Monday, October 21, 2013

Why High Alumina Bricks Are So Much Favoured By User Industries?

High alumina bricks contain aluminum oxide and traces of several other materials. Their refractoriness – ability to withstand extreme heat conditions – increases with an increase in alumina percentage. This means the more alumina you put into a brick, the more heat resistant it becomes. However, more alumina also means the cost of the bricks would increase.

Alumina – the oxide - offers incredible benefits like hardness, strength and spalling resistance. The oxide is insoluble in water and super-heated steam, and in most inorganic acids and alkalis.

High alumina bricks are most commonly used in cement, lime and ceramic kilns, hearth & shaft of blast furnaces, and in lead drossing furnaces. The experts say high alumina bricks carry the all-purpose characteristics of fire clay bricks into higher heat conditions, making them fit for lining the furnaces operating up to 3350°F.

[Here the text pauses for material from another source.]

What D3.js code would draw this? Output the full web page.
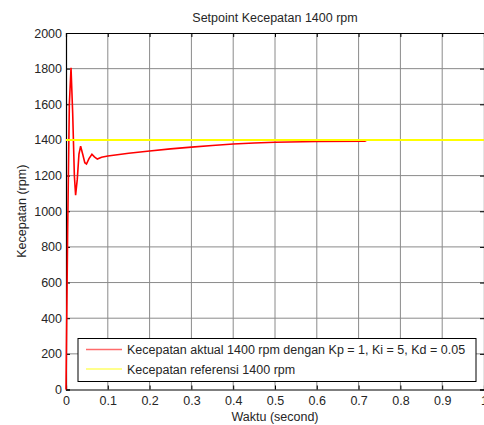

High alumina bricks can be segregated as mullite refractories and corundum refractories. Mullite refractories contain 72 per cent alumina and 28 per cent silica. Corundum, on the other hand, contains 99 per cent alumina!

Besides alumina refractories, a typical refractory plant produces fire clay bricks, castables, ramming masses & mortars, and gunning mixes. Steel, glass, non-ferrous, and aluminum are among the top consumers of refractories products in the world.